Yang lebih mengkhawatirkan, macan-macan itu sekarang juga tahu bagaimana menjual aumannya. Mereka akan mengaum kepada orang-orang tertentu yang ditujunya. Jika orang yang dituju memberinya makan, mereka akan berhenti mengaum. Jika orang yang dituju tidak mau mengurusi mereka, macan-macan itu pun tidak hanya mengaum, tetapi juga menggigit, dan mencabik-cabik.
Orang-orang resah dengan perbuatan macan-macan itu. Tetapi, sebagaimana macan yang dulu, macan peliharaan yang sekarang pun sama sulitnya ditundukkan. Berkali-kali penyerangannya dilaporkan, tapi tak pernah ada tindakan. Berkali-kali orang yang menjadi korban si macan mengadukan ke pihak berwenang, tapi tetap tidak ada kejelasan.
Dalam hal macan, yang menjadi masalah mungkin bukan hanya macannya, melainkan juga siapa pemeliharanya. Macan yang benar-benat liar mungkin tinggal dibunuh dan selesai.

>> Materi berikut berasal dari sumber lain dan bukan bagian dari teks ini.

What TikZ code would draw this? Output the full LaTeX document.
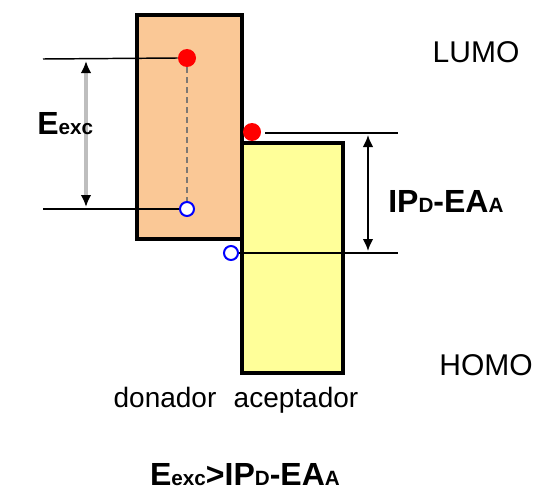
\documentclass[tikz,border=0pt]{standalone}
\usepackage{fontspec}
\setmainfont{Liberation Sans}
\usetikzlibrary{arrows.meta}
\definecolor{donorfill}{RGB}{250,200,150}
\definecolor{accfill}{RGB}{255,255,153}
\definecolor{arrgray}{RGB}{190,190,190}
\definecolor{dashgray}{RGB}{125,120,115}
\newcommand{\bigb}{\bfseries\fontsize{24}{26}\selectfont}
\newcommand{\smb}[1]{{\fontsize{15.5}{16}\selectfont #1}}
\begin{document}
\begin{tikzpicture}[x=0.75pt,y=-0.75pt,
  box/.style={draw=black,line width=2.3pt,inner sep=0pt},
  eline/.style={line width=1.1pt},
  elec/.style={circle,fill=red,inner sep=0pt,minimum size=13.5pt},
  hole/.style={circle,draw=blue,line width=1.5pt,fill=white,inner sep=0pt,minimum size=10.5pt},
  lbl/.style={inner sep=0pt,font=\fontsize{22.5}{24}\selectfont},
  sublbl/.style={inner sep=0pt,font=\fontsize{21}{22}\selectfont},
  ]
\useasboundingbox (0,0) rectangle (538,492);
% boxes
\node[box,fill=accfill,minimum width=101*0.75pt,minimum height=230*0.75pt] (acc) at (292.5,258) {};
\node[box,fill=donorfill,minimum width=105*0.75pt,minimum height=224*0.75pt] (don) at (189.5,127) {};
% donor levels
\node[elec] (eD) at (187,58) {};
\node[hole] (hD) at (187,209) {};
\draw[dashgray,line width=1.9pt,dash pattern=on 4.5pt off 3pt] (eD) -- (hD);
\coordinate (lD) at (43,59);
\coordinate (hDl) at (43,209);
\draw[eline] (lD) -- (eD.west);
\draw[eline] (hDl) -- (hD.west);
\coordinate (a1) at (86,61);
\coordinate (a2) at (86,207);
\draw[arrgray,line width=2.4pt,{Latex[length=9pt,width=8pt,color=black]}-{Latex[length=9pt,width=8pt,color=black]}] (a1) -- (a2);
% acceptor levels
\node[elec] (eA) at (252,132) {};
\node[hole] (hA) at (231,253) {};
\coordinate (lA) at (398,133);
\coordinate (hAr) at (398,253);
\coordinate (lAs) at (265,133);
\draw[eline] (lAs) -- (lA);
\draw[eline] (hA.east) -- (hAr);
\coordinate (b1) at (368,135);
\coordinate (b2) at (368,251);
\draw[line width=1.4pt,{Latex[length=9pt,width=8pt]}-{Latex[length=9pt,width=8pt]}] (b1) -- (b2);
% labels
\node[lbl,anchor=base] (lumo) at (476,62) {LUMO};
\node[lbl,anchor=base] (homo) at (486,375) {HOMO};
\node[inner sep=0pt,anchor=base west] (eexc) at (37,134) {\bigb E\smb{exc}};
\node[inner sep=0pt,anchor=base west] (ipea) at (388,212) {\bigb IP\smb{D}-EA\smb{A}};
\node[sublbl,anchor=base] (donl) at (165,407) {donador};
\node[sublbl,anchor=base] (accl) at (296,407) {aceptador};
\node[inner sep=0pt,anchor=base] (cond) at (245,485) {\bigb E\smb{exc}>IP\smb{D}-EA\smb{A}};
\end{tikzpicture}
\end{document}
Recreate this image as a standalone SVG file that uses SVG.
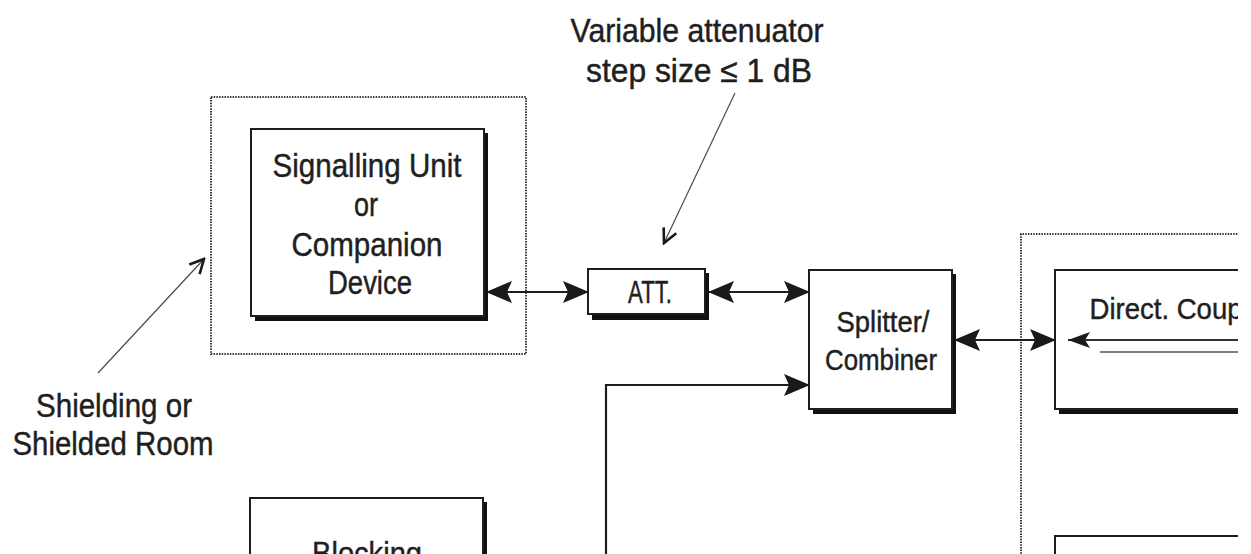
<svg xmlns="http://www.w3.org/2000/svg" width="1251" height="554" viewBox="0 0 1251 554">
  <style>
    .box { fill: #ffffff; stroke: #1e1e1e; stroke-width: 2; }
    .shadow { fill: #111111; }
    .dotted { fill: none; stroke: #3a3a3a; stroke-width: 2; stroke-dasharray: 1.5 1.2; }
    .t { font-family: "Liberation Sans Narrow", "Liberation Sans", Arial, sans-serif; fill: #1f1f1f; stroke: #1f1f1f; stroke-width: 0.45; text-anchor: middle; }
    .conn { fill: none; stroke: #1e1e1e; stroke-width: 2.2; }
    .leader { fill: none; stroke: #4a4a4a; stroke-width: 1.2; }
  </style>
  <defs>
    <marker id="ah" markerUnits="userSpaceOnUse" viewBox="0 0 26 22" markerWidth="26" markerHeight="22" refX="25" refY="11" orient="auto-start-reverse">
      <path d="M0,0 L26,11 L0,22 L5,11 z" fill="#1a1a1a"/>
    </marker>
    <marker id="ahs" markerUnits="userSpaceOnUse" viewBox="0 0 22 16" markerWidth="22" markerHeight="16" refX="22" refY="8" orient="auto">
      <path d="M0,0 L22,8 L0,16 L5,8 z" fill="#1a1a1a"/>
    </marker>
    <marker id="open" markerUnits="userSpaceOnUse" viewBox="0 0 18 18" markerWidth="18" markerHeight="18" refX="16" refY="9" orient="auto">
      <path d="M2,2 L16,9 L2,16" fill="none" stroke="#1a1a1a" stroke-width="2.6" stroke-linejoin="miter"/>
    </marker>
    <clipPath id="frame"><rect x="0" y="0" width="1238" height="554"/></clipPath>
  </defs>
  <rect x="0" y="0" width="1251" height="554" fill="#ffffff"/>
  <g clip-path="url(#frame)">
    <g id="shield-left">
      <rect class="dotted" x="211" y="97" width="315" height="257"/>
    </g>
    <g id="shield-right">
      <path class="dotted" d="M1240,234 H1021 V556"/>
    </g>
    <g id="signalling-unit">
      <rect class="shadow" x="255" y="133" width="233" height="188"/>
      <rect class="box" x="251" y="129" width="233" height="187"/>
      <text class="t" x="367" y="177" font-size="33" textLength="189" lengthAdjust="spacingAndGlyphs">Signalling Unit</text>
      <text class="t" x="366" y="216" font-size="33" textLength="24" lengthAdjust="spacingAndGlyphs">or</text>
      <text class="t" x="367" y="256" font-size="33" textLength="151" lengthAdjust="spacingAndGlyphs">Companion</text>
      <text class="t" x="370" y="294" font-size="33" textLength="84" lengthAdjust="spacingAndGlyphs">Device</text>
    </g>
    <g id="att">
      <rect class="shadow" x="592" y="273" width="117" height="47"/>
      <rect class="box" x="588" y="269" width="117" height="45"/>
      <text class="t" x="650" y="303" font-size="31" textLength="44" lengthAdjust="spacingAndGlyphs">ATT.</text>
    </g>
    <g id="splitter">
      <rect class="shadow" x="813" y="274" width="143" height="140"/>
      <rect class="box" x="809" y="270" width="143" height="139"/>
      <text class="t" x="883" y="332" font-size="30" textLength="93" lengthAdjust="spacingAndGlyphs">Splitter/</text>
      <text class="t" x="881" y="370" font-size="30" textLength="112" lengthAdjust="spacingAndGlyphs">Combiner</text>
    </g>
    <g id="direct-coupler">
      <rect class="shadow" x="1059" y="274" width="220" height="140"/>
      <rect class="box" x="1055" y="270" width="220" height="139"/>
      <text class="t" x="1166" y="319" font-size="29" textLength="153" lengthAdjust="spacingAndGlyphs">Direct. Coup</text>
      <line x1="1240" y1="340" x2="1068" y2="340" stroke="#333" stroke-width="2.2" marker-end="url(#ahs)"/>
      <line x1="1100" y1="352" x2="1240" y2="352" stroke="#555" stroke-width="1.5"/>
    </g>
    <g id="lower-right-box">
      <rect class="box" x="1055" y="536" width="220" height="60"/>
    </g>
    <g id="blocking">
      <rect class="shadow" x="254" y="502" width="233" height="80"/>
      <rect class="box" x="250" y="498" width="233" height="80"/>
      <text class="t" x="367" y="564" font-size="32" textLength="110" lengthAdjust="spacingAndGlyphs">Blocking</text>
    </g>
    <g id="label-attenuator">
      <text class="t" x="697" y="42" font-size="33" textLength="253" lengthAdjust="spacingAndGlyphs">Variable attenuator</text>
      <text class="t" x="699" y="82" font-size="33" textLength="226" lengthAdjust="spacingAndGlyphs">step size ≤ 1 dB</text>
    </g>
    <g id="label-shielding">
      <text class="t" x="114" y="417" font-size="33" textLength="156" lengthAdjust="spacingAndGlyphs">Shielding or</text>
      <text class="t" x="113" y="455" font-size="33" textLength="201" lengthAdjust="spacingAndGlyphs">Shielded Room</text>
    </g>
    <g id="connectors">
      <line class="conn" x1="487" y1="292" x2="588" y2="292" marker-start="url(#ah)" marker-end="url(#ah)"/>
      <line class="conn" x1="709" y1="292" x2="809" y2="292" marker-start="url(#ah)" marker-end="url(#ah)"/>
      <path class="conn" d="M606,556 V385 H809" marker-end="url(#ah)"/>
      <line class="conn" x1="955" y1="340" x2="1055" y2="340" marker-start="url(#ah)" marker-end="url(#ah)"/>
      <line class="leader" x1="735" y1="93" x2="664" y2="243" marker-end="url(#open)"/>
      <line class="leader" x1="98" y1="373" x2="204" y2="259" marker-end="url(#open)"/>
    </g>
  </g>
</svg>
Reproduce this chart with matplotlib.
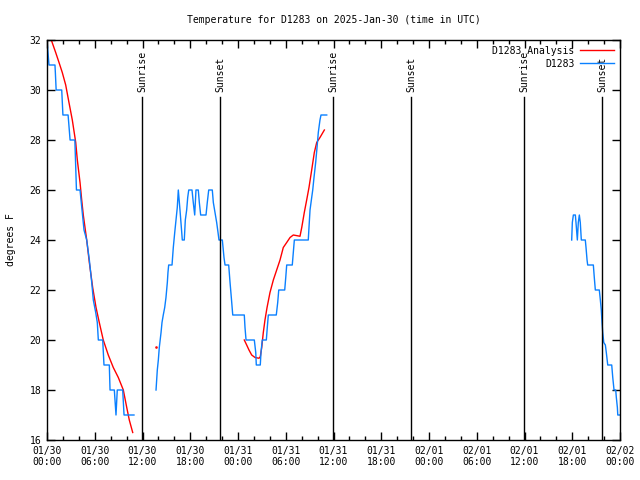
import matplotlib
matplotlib.use("Agg")
import matplotlib.pyplot as plt
import numpy as np

plt.rcParams['font.family'] = ['DejaVu Sans Mono']
plt.rcParams['font.size'] = 7

# hours since 2025-01-30 00:00 UTC
obs_t1 = [0.0, 0.25, 1.0, 1.05, 1.15, 1.85, 2.0, 2.65, 2.9, 3.5, 3.7, 4.15, 4.65,
          4.99, 5.32, 5.62, 5.82, 6.12, 6.32, 6.45, 7.0, 7.16, 7.83, 7.92, 8.46,
          8.67, 8.83, 9.51, 9.68, 10.93]
obs_v1 = [32, 31, 31, 30.7, 30, 30, 29, 29, 28, 28, 26, 26, 24.4,
          24, 23.2, 22.3, 21.6, 21.1, 20.7, 20, 20, 19, 19, 18, 18,
          17, 18, 18, 17, 17]

obs_t2 = [13.70, 13.86, 13.99, 14.11, 14.33, 14.45, 14.61, 14.79, 14.95, 15.12,
          15.20, 15.29, 15.71, 15.87, 16.05, 16.21, 16.37, 16.50, 16.71, 16.93,
          17.00, 17.25, 17.38, 17.55, 17.68, 17.81, 18.22, 18.38, 18.56, 18.72,
          19.01, 19.14, 19.31, 19.98, 20.14, 20.32, 20.77, 20.90, 21.11, 21.32,
          21.49, 21.61, 22.03, 22.24, 22.37, 22.83, 23.00, 23.16, 23.34, 24.79,
          24.88, 25.01, 26.05, 26.23, 26.30, 26.80, 26.89, 27.05, 27.56, 27.68,
          27.81, 28.81, 28.99, 29.12, 29.87, 30.00, 30.12, 30.82, 30.95, 31.08,
          32.83, 32.92, 33.05, 33.26, 33.39, 33.55, 33.76, 33.93, 34.09, 34.30,
          34.43, 35.15]
obs_v2 = [18, 18.8, 19.2, 19.7, 20.3, 20.7, 21, 21.3, 21.7, 22.3,
          22.7, 23, 23, 23.7, 24.3, 24.8, 25.3, 26, 25.2, 24.3,
          24, 24, 24.8, 25.2, 25.7, 26, 26, 25.5, 25, 26,
          26, 25.5, 25, 25, 25.5, 26, 26, 25.5, 25.1, 24.7,
          24.3, 24, 24, 23.3, 23, 23, 22.3, 21.7, 21, 21,
          20.5, 20, 20, 19.5, 19, 19, 19.5, 20, 20, 20.5,
          21, 21, 21.5, 22, 22, 22.5, 23, 23, 23.5, 24,
          24, 24.5, 25.2, 25.7, 26, 26.5, 27.1, 27.7, 28.3, 28.8,
          29, 29]

obs_t3 = [65.93, 66.01, 66.14, 66.39, 66.47, 66.64, 66.76, 66.89, 67.01, 67.14,
          67.64, 67.73, 67.86, 67.94, 68.65, 68.77, 68.90, 69.40, 69.53, 69.65,
          69.74, 69.83, 69.96, 70.16, 70.28, 70.46, 70.96, 71.09, 71.25, 71.46,
          71.54, 71.67, 71.72, 72.0]
obs_v3 = [24, 24.7, 25, 25, 24.7, 24, 24.7, 25, 24.7, 24,
          24, 23.7, 23.2, 23, 23, 22.5, 22, 22, 21.6, 21.2,
          20.7, 20.3, 19.9, 19.8, 19.5, 19, 19, 18.5, 18, 18,
          17.7, 17.3, 17, 17]

ana_t1 = [0.54, 1.09, 1.51, 1.92, 2.35, 2.76, 3.18, 3.61, 3.81, 4.15, 4.36, 4.56,
          4.99, 5.32, 5.74, 6.16, 6.57, 7.07, 7.70, 8.33, 8.96, 9.59, 10.02,
          10.34, 10.77]
ana_v1 = [32, 31.5, 31.1, 30.7, 30.2, 29.5, 28.8, 27.9, 27.2, 26.3, 25.6, 25,
          24, 23.1, 22.1, 21.3, 20.7, 20, 19.4, 18.9, 18.5, 18.0, 17.3,
          16.8, 16.3]

ana_t2 = [13.73]
ana_v2 = [19.7]

ana_t3 = [24.79, 25.09, 25.38, 25.72, 26.14, 26.64, 26.80, 26.98, 27.18, 27.39,
          27.65, 28.02, 28.44, 28.86, 29.28, 29.69, 30.12, 30.54, 30.95, 31.79,
          32.01, 32.33, 32.63, 32.92, 33.26, 33.59, 33.89, 34.30, 34.85]
ana_v3 = [20, 19.8, 19.6, 19.4, 19.3, 19.27, 19.33, 19.7, 20.3, 20.8,
          21.3, 21.9, 22.4, 22.8, 23.2, 23.7, 23.9, 24.1, 24.2, 24.15,
          24.5, 25.1, 25.6, 26.1, 26.8, 27.5, 27.9, 28.1, 28.4]

sun_times = [11.94, 21.73, 35.94, 45.73, 59.94, 69.73]
sun_names = ["Sunrise", "Sunset", "Sunrise", "Sunset", "Sunrise", "Sunset"]

xtick_labels = ["01/30\n00:00", "01/30\n06:00", "01/30\n12:00", "01/30\n18:00",
                "01/31\n00:00", "01/31\n06:00", "01/31\n12:00", "01/31\n18:00",
                "02/01\n00:00", "02/01\n06:00", "02/01\n12:00", "02/01\n18:00",
                "02/02\n00:00"]

red = '#ff0000'
blue = '#0a80ff'

fig = plt.figure(figsize=(6.4, 4.8), dpi=100)
ax = fig.add_axes([47/640, 40/480, 573/640, 400/480])

ax.plot(ana_t1, ana_v1, color=red, lw=1.0, label='D1283 Analysis')
ax.plot(ana_t2, ana_v2, color=red, marker='s', ms=0.8, lw=0)
ax.plot(ana_t3, ana_v3, color=red, lw=1.0)

ax.plot(obs_t1, obs_v1, color=blue, lw=1.0, label='D1283')
ax.plot(obs_t2, obs_v2, color=blue, lw=1.0)
ax.plot(obs_t3, obs_v3, color=blue, lw=1.0)

line_top = 29.72
for t, name in zip(sun_times, sun_names):
    ax.plot([t, t], [16, line_top], color='black', lw=1.0)
    ax.text(t, line_top + 0.2, name, rotation=90, ha='center', va='bottom', fontsize=7)

ax.set_xlim(0, 72)
ax.set_ylim(16, 32)
ax.set_xticks(np.arange(0, 73, 6))
ax.set_xticklabels(xtick_labels)
ax.set_xticks(np.arange(0, 73, 2), minor=True)
ax.set_yticks(np.arange(16, 33, 2))
ax.tick_params(which='both', direction='in', top=True, right=True, width=1, labelsize=7)
ax.tick_params(which='major', length=6, pad=4)
ax.tick_params(which='minor', length=3)
for s in ax.spines.values():
    s.set_linewidth(1.0)

ax.set_ylabel('degrees F', fontsize=7, labelpad=10)
ax.set_title('Temperature for D1283 on 2025-Jan-30 (time in UTC)', fontsize=7, pad=12)

ax.legend(loc='upper right', frameon=False, markerfirst=False, fontsize=7,
          handlelength=3.5, handletextpad=0.6, borderaxespad=0.2, labelspacing=0.3)

fig.savefig('out.png', dpi=100)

Tapi macan liar yang dipelihara agak repot mengurusnya, karena ada birokrasi panjang yang harus ditempuh, sepanjang jalan setapak di hutan gelap.
Macan di hutan memang berbahaya. Tetapi, rupanya, macan di kota jauh lebih berbahaya. Macan di hutan hanya sibuk mencari makan, macan di kota juga sibuk mencari uang.